The initiation by the competent authorities of an authorisation procedure under Article 6(3) of the Habitats directive necessarily implies that they considered necessary to assess the significance of the project’s effect on the environment, within the meaning of Article 6(1)(b) of the Aarhus Convention.
“It follows that an environmental organisation which, like LZ, meets the conditions specified in Article 2(5) of the Aarhus Convention derives from Article 6(3) of Directive 92/43, read in conjunction with Article 6(1)(b) of that convention, a right to participate […] in a procedure for the adoption of a decision relating to an application for authorisation of a plan or project likely to have a significant effect on the environment in so far as, within the framework of that procedure, one of the decisions envisaged in Article 6(3) of the directive is to be adopted” (para. 49).
The Court’s reasoning goes on by recalling that the EU legal system entrusts the courts of the Member States with the responsibility “to ensure judicial protection of a person’s rights under EU law”. That obligation stems not only from the principle of sincere cooperation (Article 4(3) TEU) and the provisions of Article 19(1) TEU, but also from Article 47 CFR.
Indeed, “[w]here a Member State lays down rules of procedural law applicable to actions concerning exercise of the rights which an environmental organisation derives from Article 6(3) of Directive 92/43, read in conjunction with Article 6(1)(b) of the Aarhus Convention, in order for decisions of the competent national authorities to be reviewed in the light of their obligations under those provisions, that Member State is implementing obligations stemming from those provisions and must therefore be regarded as implementing EU law, for the purposes of Article 51(1) of the Charter” (para. 51).
Article 9(2) of the Aarhus Convention grants access to legal proceedings to the members of the public satisfying certain conditions, in order to “challenge the substantive and procedural legality of any decision, act or omission subject to the provisions of article 6 [of the Aarhus Convention]”. Article 9(2) of the Arhus Convention limits the discretion available to the Member States in two respects: firstly, standing to sue must always be granted to recognised public?interest environmental NGOs in accordance with Article 2(5); secondly, by promoting “wide access to justice” to the public concerned, it restrains Member States’freedom when determining the detailed rules for the legal actions which it envisages.

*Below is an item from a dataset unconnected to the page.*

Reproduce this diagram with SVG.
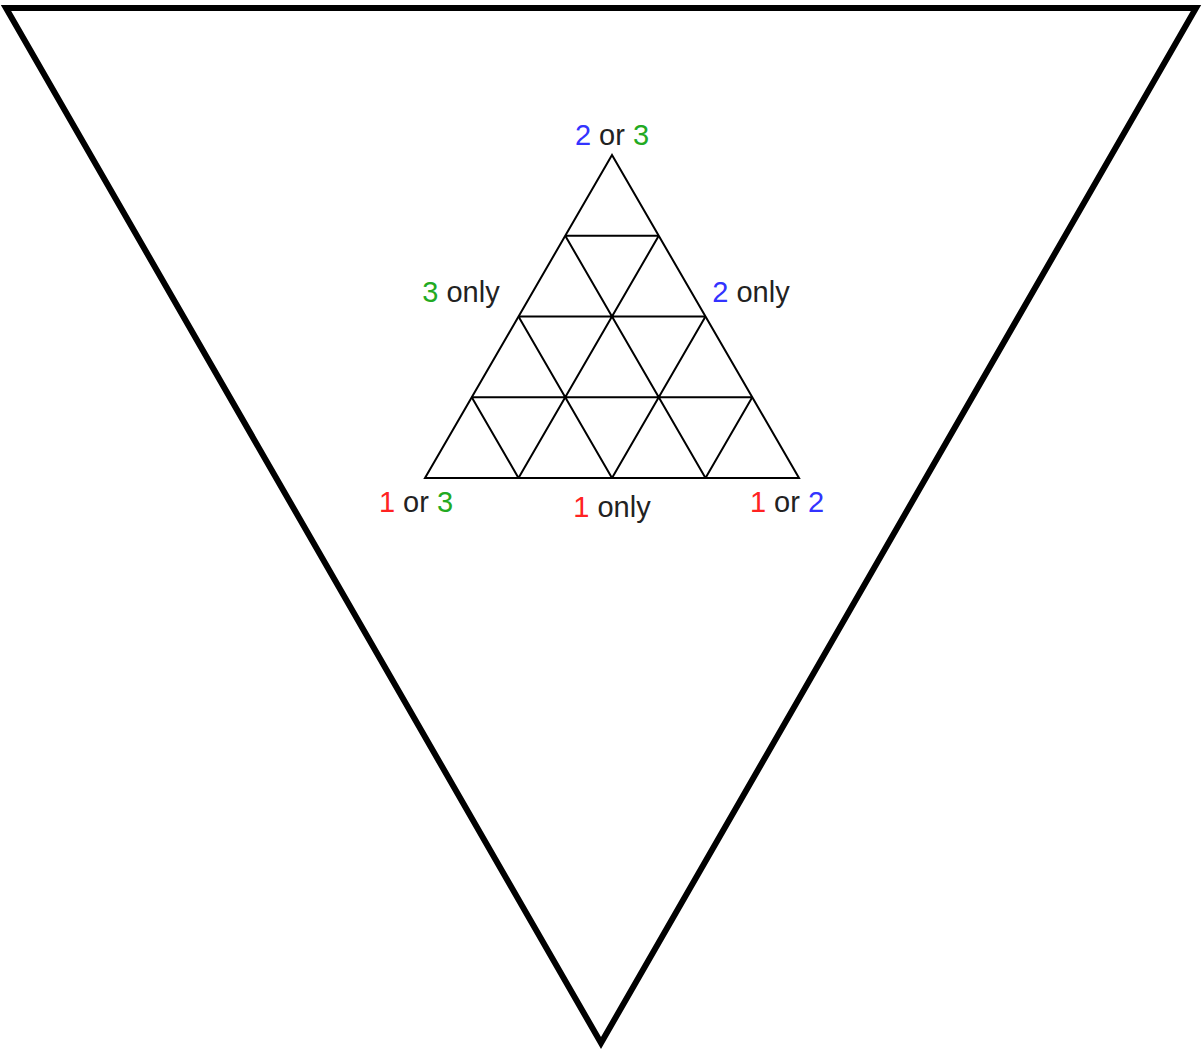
<svg xmlns="http://www.w3.org/2000/svg" width="1203" height="1053" viewBox="0 0 1203 1053">
<style>
.big{fill:#fff;stroke:#000;stroke-width:6;stroke-linejoin:miter;stroke-miterlimit:20}
.grid{fill:none;stroke:#000;stroke-width:2}
text{font-family:"Liberation Sans",Arial,sans-serif;font-size:29px;fill:#222;text-anchor:middle}
.r{fill:#f22}.b{fill:#33f}.g{fill:#2a2}
</style>
<rect width="1203" height="1053" fill="#fff"/>
<g id="outer"><polygon class="big" points="6,8 1196,8 601,1043"/></g>
<g id="connectors">
<polygon class="grid" points="612,155 425,478 799,478"/>
<path class="grid" d="M565.25,235.75H658.75M518.5,316.5H705.5M471.75,397.25H752.25M518.5,478L658.75,235.75M612,478L705.5,316.5M705.5,478L752.25,397.25M705.5,478L565.25,235.75M612,478L518.5,316.5M518.5,478L471.75,397.25"/>
</g>
<g id="labels">
<text x="612" y="145"><tspan class="b">2</tspan> or <tspan class="g">3</tspan></text>
<text x="461" y="302"><tspan class="g">3</tspan> only</text>
<text x="751" y="302"><tspan class="b">2</tspan> only</text>
<text x="416" y="512"><tspan class="r">1</tspan> or <tspan class="g">3</tspan></text>
<text x="612" y="517"><tspan class="r">1</tspan> only</text>
<text x="787" y="512"><tspan class="r">1</tspan> or <tspan class="b">2</tspan></text>
</g>
</svg>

As already pointed out, decisions adopted by the competent national authorities within the framework of Article 6(3) of Directive 92/43 - regardless of their object and irrespective of whether they form part of a single or multiple decision?making procedures – fall within the scope of Article 6 of the Aarhus Convention by virtue of Article 6(1)(b). Therefore, they are also subject to Article 9(2) of the said Convention.
It follows that a public-interest environmental NGO such as LZ “must necessarily be able to rely in legal proceedings on the rules of national law implementing EU environmental law and the rules of EU environmental law having direct effect” and “must be able to challenge, in such an action, not only a decision not to carry out an appropriate assessment of the implications for the site of the plan or project in question but also, as the case may be, the assessment carried out inasmuch as it is alleged to be vitiated by defects” (paras 59-60).

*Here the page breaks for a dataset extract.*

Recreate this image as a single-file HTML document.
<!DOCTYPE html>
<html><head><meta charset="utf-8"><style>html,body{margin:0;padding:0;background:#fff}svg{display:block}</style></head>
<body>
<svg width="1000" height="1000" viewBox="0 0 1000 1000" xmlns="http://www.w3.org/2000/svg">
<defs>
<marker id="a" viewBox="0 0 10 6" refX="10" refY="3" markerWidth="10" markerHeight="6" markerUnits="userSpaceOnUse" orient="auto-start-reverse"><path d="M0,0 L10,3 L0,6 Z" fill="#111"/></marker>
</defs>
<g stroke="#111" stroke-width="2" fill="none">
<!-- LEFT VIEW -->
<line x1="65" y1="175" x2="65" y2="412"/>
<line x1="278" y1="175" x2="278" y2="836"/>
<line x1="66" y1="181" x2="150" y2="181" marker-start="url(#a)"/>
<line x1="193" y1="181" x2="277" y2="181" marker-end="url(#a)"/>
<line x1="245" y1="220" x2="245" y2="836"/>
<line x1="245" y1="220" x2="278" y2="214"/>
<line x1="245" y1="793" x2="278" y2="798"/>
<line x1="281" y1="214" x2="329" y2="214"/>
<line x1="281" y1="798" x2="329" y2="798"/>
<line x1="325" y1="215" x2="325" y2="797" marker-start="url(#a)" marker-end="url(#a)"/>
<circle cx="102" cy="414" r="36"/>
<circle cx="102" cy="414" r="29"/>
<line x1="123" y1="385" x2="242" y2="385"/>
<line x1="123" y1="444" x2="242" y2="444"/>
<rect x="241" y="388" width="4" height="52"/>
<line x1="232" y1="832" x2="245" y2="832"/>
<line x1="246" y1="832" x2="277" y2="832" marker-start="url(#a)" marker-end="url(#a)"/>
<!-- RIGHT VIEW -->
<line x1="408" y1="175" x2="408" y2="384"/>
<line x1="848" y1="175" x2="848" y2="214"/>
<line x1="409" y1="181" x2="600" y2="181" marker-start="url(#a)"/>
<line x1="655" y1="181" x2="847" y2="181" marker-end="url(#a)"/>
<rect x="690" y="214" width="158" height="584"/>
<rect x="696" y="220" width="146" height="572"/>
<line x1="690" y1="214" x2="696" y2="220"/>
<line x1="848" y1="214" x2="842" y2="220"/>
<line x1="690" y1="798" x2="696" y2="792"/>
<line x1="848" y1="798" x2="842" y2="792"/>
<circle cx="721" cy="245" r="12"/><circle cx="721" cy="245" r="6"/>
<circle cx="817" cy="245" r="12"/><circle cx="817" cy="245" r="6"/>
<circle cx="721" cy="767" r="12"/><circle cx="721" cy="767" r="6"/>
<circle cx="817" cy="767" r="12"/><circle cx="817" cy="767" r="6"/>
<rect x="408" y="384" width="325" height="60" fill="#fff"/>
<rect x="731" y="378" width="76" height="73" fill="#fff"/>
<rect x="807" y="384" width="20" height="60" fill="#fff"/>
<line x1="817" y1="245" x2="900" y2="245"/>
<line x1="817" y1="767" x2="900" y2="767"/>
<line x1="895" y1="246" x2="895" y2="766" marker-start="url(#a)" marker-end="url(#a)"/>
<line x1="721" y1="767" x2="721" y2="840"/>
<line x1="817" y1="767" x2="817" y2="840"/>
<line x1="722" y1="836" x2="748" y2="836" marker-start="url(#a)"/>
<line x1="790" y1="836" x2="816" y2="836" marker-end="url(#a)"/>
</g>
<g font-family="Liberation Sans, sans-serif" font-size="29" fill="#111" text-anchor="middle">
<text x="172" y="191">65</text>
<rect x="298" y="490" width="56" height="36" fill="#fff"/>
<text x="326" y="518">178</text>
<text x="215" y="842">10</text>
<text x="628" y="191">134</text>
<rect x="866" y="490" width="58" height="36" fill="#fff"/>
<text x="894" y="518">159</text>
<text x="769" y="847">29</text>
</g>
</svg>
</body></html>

Article 47 CFR, read in conjunction with Article 9(2) and 9(4) of the Aarhus Convention, requires the remedy afforded to be “effective”. Although the respect of this requirement in the light of the procedural sequence of domestic proceedings is a question of fact, in principle reserved to the referring court, the CJEU may nevertheless rule on both the criteria that the referring court may or must apply within the framework of EU law and the application of those provisions in the case in point, provided, however, that the national court carries out the finding and assessment of the facts necessary for that purpose in the light of all the material in the file before it.

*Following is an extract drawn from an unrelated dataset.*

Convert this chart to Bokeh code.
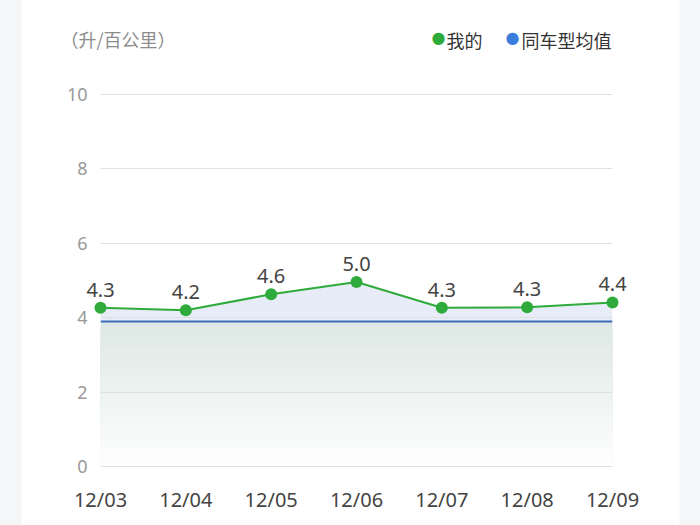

In the absence of EU rules governing the matter, the responsibility of laying down detailed procedural rules safeguarding the right to an effective judicial remedy and to a fair hearing enshrined in Article 47 CFR falls with the legal system of each Member State.
Having regard to the stringent standard for the authorisation of plans and projects set out by Article 6(3) of the Habitats Directive in accordance with the precautionary principle – which is designed to prevent specific adverse effects on the integrity of the sites protected – and in the light of the objective of ensuring wide access to justice as regards actions against environmental decisions, the Court observes that the status of “interested party” recognised to LZ is insufficient to enable its full participation to the administrative procedure and to challenge the legality of the ensuing decision. Therefore, if national law is interpreted in a way that allow a challenge to the decision to deny the status of party to a given administrative procedure to become moot because of the prior conclusion of that procedure, the effective judicial protection of the rights which an environmental organisation derives from Article 6(3) of the Habitats Directive, read in conjunction with Article 6(1)(b) of the Aarhus Convention is not secured.
In conclusion: “inasmuch as Article 47 of the Charter, read in conjunction with Article 9(2) and (4) of the Aarhus Convention, enshrines the right to effective judicial protection, inconditions ensuring wide access to justice, of the rights which an environmental organisation meeting the conditions laid down in Article 2(5) of that convention derives from EU law, in this instance from Article 6(3) of Directive 92/43, read in conjunction with Article 6(1)(b) of that convention, it must be interpreted as precluding, in a situation such as that at issue in the main proceedings, an interpretation of rules of national procedural law to the effect that an action against a decision refusing such an organisation the status of party to an administrative procedure for authorisation of a project that is to be carried out on a site protected pursuant to that directive does not necessarily have to be examined during the course of that procedure, which may be definitively concluded before a definitive judicial decision on possession of the status of party is adopted, and is automatically dismissed as soon as that project is authorised, thereby requiring that organisation to bring anaction of another type in order to obtain that status and to secure judicial review of compliance by the competent national authorities with their obligations stemming from Article 6(3) of that directive”.